On this issue, the court’s approach also reflected a common argument made by both liberals and conservatives in Uganda, who insist that worse violations of women’s rights should be addressed more urgently, while “˜softer’ forms of discrimination can wait or are not really all that harmful.
One can certainly see merits to this argument on the surface, but any deeper look finds it to be severely flawed and short-sighted. Of course, bride price is less immediately threatening than, say, domestic violence, and the custom does not directly and necessarily lead to more severe abuses in of itself. But it must be recognised that the tradition is a crucial part of a process whereby women are made as subservient to men as possible. Putting aside the inherent inequalities of the practice, the traditional wedding and effective exchange of goods for a human being is also the crescendo of a deliberate impartation of passiveness into girls from an early age.
The process starts much earlier and is bolstered in countless other ways in Ugandan culture. But bride price and marriage advice such as “˜do not leave your husband even if he beats you black and blue’, “˜never deny him sex no matter the circumstances’ and “˜do not be delusional enough to expect monogamy’ seals the woman’s position as unquestioningly compliant at the dawn of a marriage.
It is understandably uncomfortable for people to look at age-old ceremonies and customs like bride price as the vehicles of patriarchy they are. They fail to see it even years down the road when the wife is abused by a husband who feels justified in demanding that which he was promised in front of an entire crowd at their wedding. They do not see that sexist words, even if spoken partly in jest on the “happiest day of their lives”, contribute to forming a relationship in which abuse is considered defensible.
In Uganda and across the continent, there are both cultural practices and legal provisions that clearly enshrine the paternalistic treatment of women and make men the major decision-makers. In Uganda, for instance, male parliamentarians have opposed a law that would give women equal property rights as their husbands, while the same male-dominated parliament has never taken time to amend the family laws that privilege male over female heirs. Given that these laws do not kill or maim women, amending them is not seen as a priority.

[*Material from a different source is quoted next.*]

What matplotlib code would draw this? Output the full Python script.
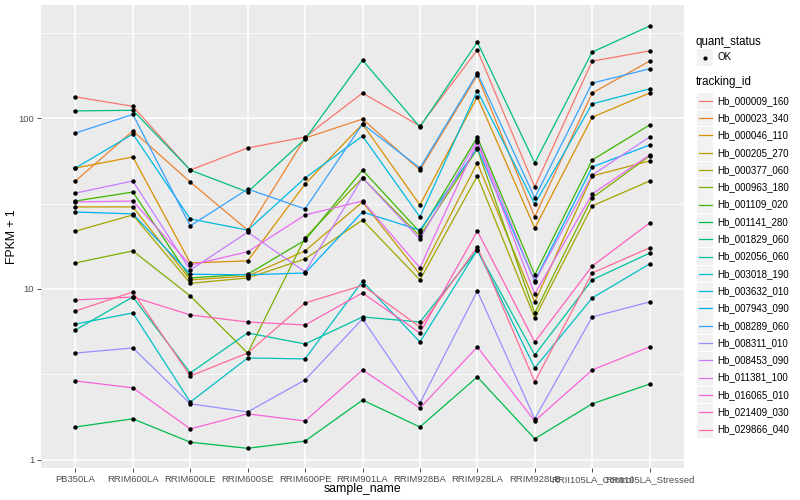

Thankfully, the iniquities of more overt violations of women’s rights such as Female Genital Mutilation are recognised. But the court’s bride price decision, like those before it, is another clear indication that the country (and continent) is not yet ready to allow to women their full rights.
Despite the interconnectedness of the practices, cultures and laws that together constitute a deeply patriarchal and gender-unequal society, the message to African women is clear: if it does not directly endanger or kill you, we are not ready to label it a human rights violation. Sadly, it seems that African women will have to struggle for much longer and assert their rights a lot louder before equal treatment becomes routine and needs no radical justifications.